Fees discourage state pupils from applying to university

I had to no idea my post about student debt would prove to be so topical. According to a survey by the group Pure Potential (about whom more momentarily),

…75% of bright Year 12 state school students feel they do not understand university tuition fees. This is 12% more than last year.

The survey shows that this year’s school leavers are just as anxious and uninformed about the higher education choices available to them as pupils were 12 months ago.

Most know little or nothing at all about the financial support available to them at university (93% compared with 95% in 2006) and 29% are less likely to go to university because of tuition fees – a 2% increase on last year’s figures.

Some 30% do not feel at all confident about the university process, up slightly from 28% last year.

God! What dribbly statistics. ‘Bright’ Year 12 students? Did they actually measure that in their survey? Actually they did, but I’m still not impressed. I expect so much better of an institution like the Guardian. So 30% do not feel confident about the University process – a 2% increase? Is there a benchmark? Do we worry when that is 35%? Should we have begun worrying when it was 20%? Personally I’d like to know where the other 70% come off being so bloody cocky. I was terrified about the University process – I barely knew which train station to get off from for my campus.

Pure Potential’s bag is access to higher education – meaning that, yes, they have something to sell. Still with the Guardian,

Marc Zao-Sanders, the co-founder of Pure Potential, which was previously called Target 10,000, said: “The figures speak for themselves. Students from the state sector – especially those with no history of higher education in their families – are now even less informed about key aspects of HE.”

“We are able to help 10,000 bright students a year but no bright students should be put off going to university in today’s society. Existing schemes and initiatives are clearly not working,” Mr Zao-Sanders said.

I support whole-heartedly the idea that background should not impede willingness to attend higher education – or success in doing so. I’m the first in my family to attain a bachelor’s degree, let alone my PhD. But I do disagree, a little, with the contention that every bright person must attend university. There isn’t enough University for every bright person, particularly in an age of grade-inflation in A-levels. Pushing it, as the Blair government has done, is what has led to exactly the cost-increases that Pure Potential is targeting with this survey.

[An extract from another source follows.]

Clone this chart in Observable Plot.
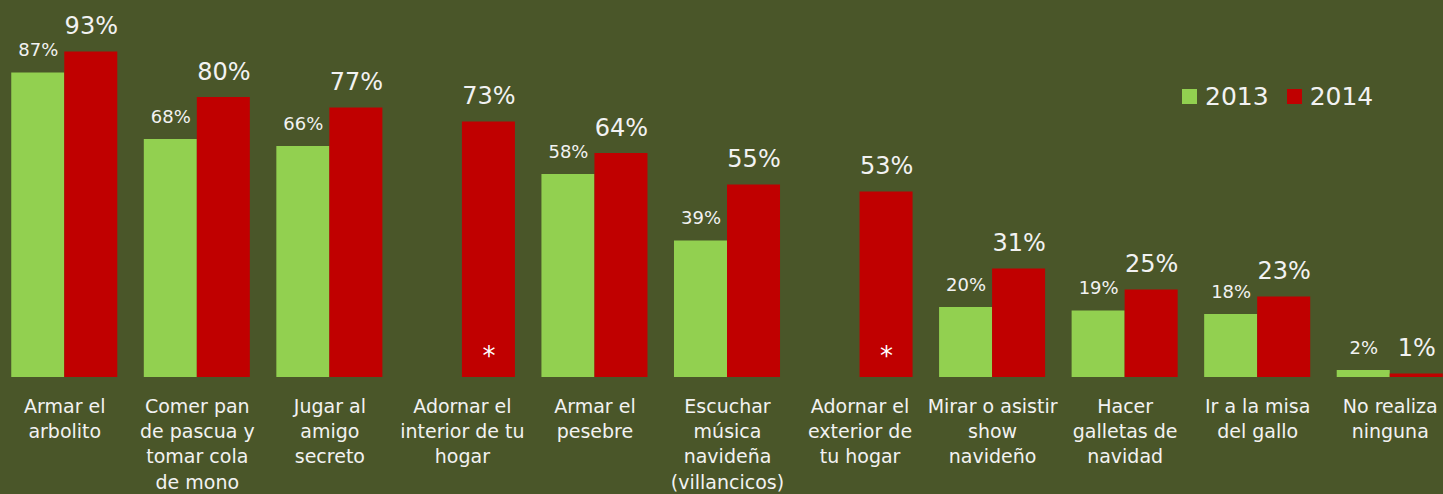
<!DOCTYPE html>
<html><head><meta charset="utf-8">
<script src="https://cdn.jsdelivr.net/npm/d3@7"></script>
<script src="https://cdn.jsdelivr.net/npm/@observablehq/plot@0.6"></script>
<style>
html,body{margin:0;padding:0;background:#4a5629;}
#wrap{position:relative;width:1443px;height:494px;overflow:hidden;background:#4a5629;}
#legend{position:absolute;left:1182px;top:82px;display:flex;align-items:center;font-family:"DejaVu Sans",sans-serif;font-size:25px;color:#f2f2f2;}
#legend .sw{display:inline-block;width:15px;height:15px;margin-right:8px;}
#legend .item{display:flex;align-items:center;margin-right:18px;}
</style></head><body><div id="wrap"><div id="chart"></div><div id="legend"></div></div>
<script>
const categories = ["Armar el arbolito","Comer pan de pascua y tomar cola de mono","Jugar al amigo secreto","Adornar el interior de tu hogar","Armar el pesebre","Escuchar música navideña (villancicos)","Adornar el exterior de tu hogar","Mirar o asistir show navideño","Hacer galletas de navidad","Ir a la misa del gallo","No realiza ninguna"];
const tickLabels = ["Armar el\narbolito","Comer pan\nde pascua y\ntomar cola\nde mono","Jugar al\namigo\nsecreto","Adornar el\ninterior de tu\nhogar","Armar el\npesebre","Escuchar\nmúsica\nnavideña\n(villancicos)","Adornar el\nexterior de\ntu hogar","Mirar o asistir\nshow\nnavideño","Hacer\ngalletas de\nnavidad","Ir a la misa\ndel gallo","No realiza\nninguna"];
const values2013 = [87, 68, 66, null, 58, 39, null, 20, 19, 18, 2];
const values2014 = [93, 80, 77, 73, 64, 55, 53, 31, 25, 23, 1];
const years = ["2013", "2014"];
const colors = ["#92d050", "#c00000"];

const data = [];
categories.forEach((c, i) => {
  data.push({cat: c, year: "2013", value: values2013[i]});
  data.push({cat: c, year: "2014", value: values2014[i]});
});
const bars = data.filter(d => d.value != null);
const missing = categories.filter((c, i) => values2013[i] == null).map(c => ({cat: c, year: "2014"}));
const font = "'DejaVu Sans', sans-serif";

const chart = Plot.plot({
  width: 1443, height: 494,
  marginTop: 27, marginBottom: 117, marginLeft: 0, marginRight: 0,
  style: {background: "transparent", color: "#f2f2f2", fontFamily: font, overflow: "visible"},
  fx: {domain: categories, range: [-2, 1456], paddingInner: 0.2, paddingOuter: 0.1, round: false, axis: null},
  x: {domain: years, padding: 0, round: false, axis: null},
  y: {domain: [0, 100], axis: null},
  color: {domain: years, range: colors},
  marks: [
    Plot.barY(bars, {fx: "cat", x: "year", y: "value", fill: "year"}),
    Plot.text(bars.filter(d => d.year === "2013"), {fx: "cat", x: "year", y: "value", text: d => d.value + "%", lineAnchor: "bottom", dy: -17, fontSize: 18, fill: "#f2f2f2"}),
    Plot.text(bars.filter(d => d.year === "2014"), {fx: "cat", x: "year", y: "value", text: d => d.value + "%", lineAnchor: "bottom", dy: -18, fontSize: 24, fill: "#f2f2f2"}),
    Plot.text(missing, {fx: "cat", x: "year", frameAnchor: "bottom", text: () => "*", lineAnchor: "middle", dy: -21, fontSize: 26, fill: "#ffffff"}),
    Plot.axisFx({domain: categories, anchor: "bottom", tickSize: 0, tickPadding: 18, fontSize: 19, lineHeight: 1.32, label: null, tickFormat: c => tickLabels[categories.indexOf(c)], fill: "#f2f2f2"})
  ]
});
document.getElementById("chart").appendChild(chart);

const legend = document.getElementById("legend");
years.forEach((y, i) => {
  const item = document.createElement("span");
  item.className = "item";
  const sw = document.createElement("span");
  sw.className = "sw";
  sw.style.background = colors[i];
  item.appendChild(sw);
  item.appendChild(document.createTextNode(y));
  legend.appendChild(item);
});
</script>
</body></html>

Are costs uncertain? Yes – fees can go up (as they did while I was a student, and these were non-course fees), costs of living, as well as circumstances, are variable. There’s no reason why this shouldn’t be the case. I will sound heartless, but there is something wrong with your information, in the UK, if you worry that University is something for wealthy people. It isn’t the United States. There are a bundle of very good institutions all over the country, and despite its cock-ups the government is near enough to the Australian, Dutch, et al model for loan-and-tax processes that paying your fees should be sorted.

Stay away from overdrafts and student Barclaycards and there’s little reason to worry. You will probably live in near penury and on terrible food for a few years, graduate, and earn more during your lifetime than you would have without that degree, and far more than the degree cost.

Finally, I found this section of the article very telling.

According to the survey findings, siblings (33%) and newspapers (22%) are the main sources of information about university, with school career services (12%) and other initiatives (7%) having less influence.

The study also shows how student life is changing following the introduction of tuition fees and rising student debt levels.

Long gone are the days of students spending hours in bed or the student union. Almost two-thirds (64%) say they will get a part-time job while at university and 26% say they will live with their parents or guardians while studying.

Siblings and newspapers definitely should not be your main source of information. My school counsellor was bloody awful, so I can’t comment there. The introduction of tuition fees, student debt, etc. I’ve covered in the other post – I will point out that other countries have all been through this, and we still have universities. But “Long gone are the days of students spending hours in bed or the student union.”? If Pure Potential thinks it has a constituency that still thinks of the old days of grants, the best advice it can give them is to stop watching the Goodies and the Young Ones.

If you’re going to attend University, you’re going to pay and you’re going to have to work. It’s not high school plus, it’s an investment in human capital. I doubt this is particularly merited – I’m more sure than not that this article is just free advertising for the company.